Winkletter • 5 May 2025 •
I’m letting myself fall behind on my writing again, but this time I’m busy running experiments. I’m pausing and just going to write about what I’m doing at the moment–AI-generated coloring pages (again). This is my benchmark for the state of the art because it has such specific requirements. It’s easy to generate something that looks like a coloring page, but on closer inspection it could have features that interfere with the coloring process: fills, textures, broken lines, and unenclosed spaces.
For this experiment I started with Stable Diffusion, generating tons of images that I could choose from (upper left). These are low quality, so I use Ideogram to improve the quality (lower left). Then I asked ChatGPT to create a coloring page image based on the new image. I even asked it to change the orientation to a 2:3 aspect ratio.
It’s not entirely perfect, but very close. I would probably edit this a bit with a bitmap editor to erase unnecessary details, and close off any incomplete shapes. Then it would go into Inkscape to turn it into a vector image so it can be upscaled and sharpened.
Comments
With ChatGPT you can always upload another image as a style guide. Ask it, “How would you describe this style?” Then upload the face photo and ask for the image of the person in the described style.

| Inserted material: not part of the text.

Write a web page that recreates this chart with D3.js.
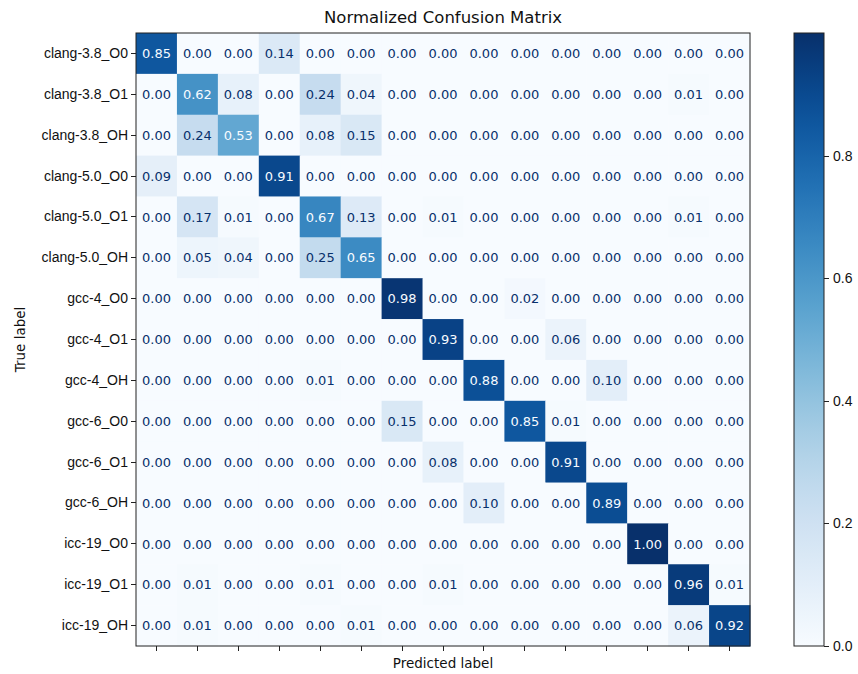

COOL! I’ve seen custom children’s stories with the name and features of the hero changed to represent the child being gifted the story. Maybe you can add a face to match a picture of a person. I did this recently for a book I’m helping a friend publish. He’s an old academic who has translated the Bible and the Quran in rhyming verse, with commentary. I uploaded a picture of him to ChatGPT and asked it to draw him as a dancing dervish. The first drawing was too cartoony, but I asked for an outline and it kinda works well.